Even more so than “A.K.A Sorry Face,” this episode really feels like it could serve as a season finale until a last minute twist kicks the story back into gear. Trish tries to make peace with the idea of Sallinger facing his punishment in the criminal justice system, but all it takes are a few righteous words from Grace to send her back down the murder path. In the opening sequence of this episode, Trish fails at killing Sallinger but succeeds at saving her soul (or at least having it saved for her). In the final sequence, she succeeds at killing but loses her humanity in the process.
Of the many dangling threads left to be wrapped up in the finale, the biggest is the impending Trish vs. Jessica sister showdown. Then again, maybe it’s wrong to even think of Trish in those human terms anymore. To quote Taylor Swift: “I’m sorry, the old Trish can’t come to the phone right now. Why? Oh, ’cause she’s dead.”
Stray observations
- In “A.K.A Hellcat,”
we saw Trish struggle to hold her own in a fight against Sallinger.
Here, she easily takes down FOUR armed police officers and then… once
again struggles to hold her own against Sallinger. Okay! - So where does Jessica planting Sallinger’s knife and blood at Dorothy’s crime scene fit on the Jessica Jones ethical scale?

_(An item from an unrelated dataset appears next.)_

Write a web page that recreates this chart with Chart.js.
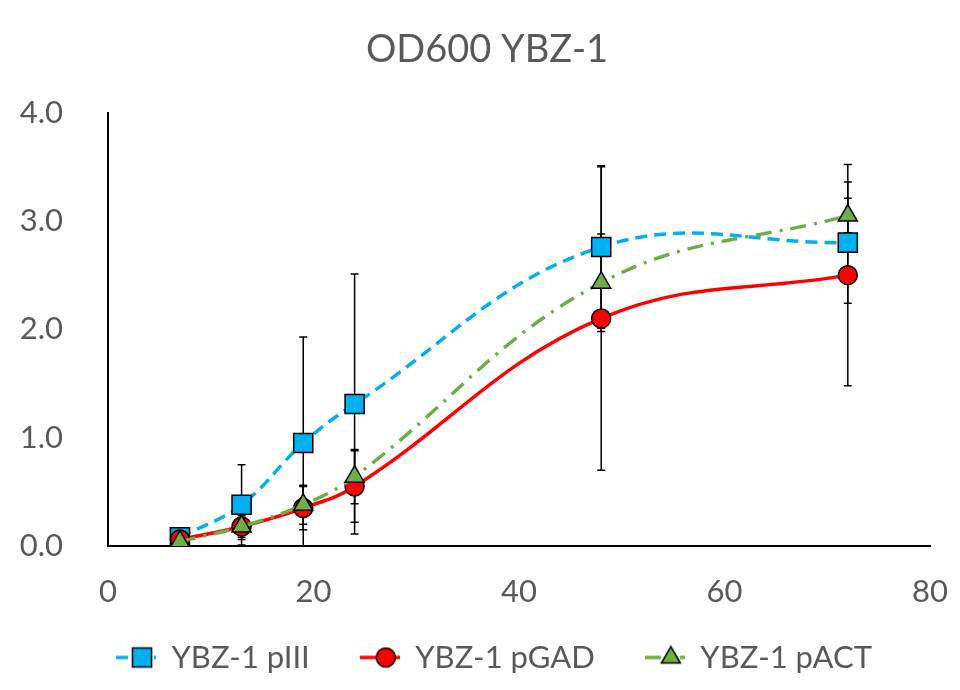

- Did Jessica (or Erik) switch out Sallinger’s tranquilized bourbon and she faked passing out? Or was she actually knocked out for a while but was strong enough to withstand the drug he put in to paralyze her?
- Malcolm explains his break up with Zaya by noting that he couldn’t live up to the pressure of being the “good guy” she thought he was, which seems like weird phrasing to me. I could understand if he’d said powerful/success/rich, etc., but his rejection of Hogarth and Zaya’s world was a rejection of their questionable morality, not a failure to live up to it.
- Wasn’t there a scene where Hogarth specifically said she was dropping Sallinger as a client? Did I dream that in my binge-review exhaustion?
- In an alternate universe, I spent this entire review discussing Costa’s unexpected taste in hats.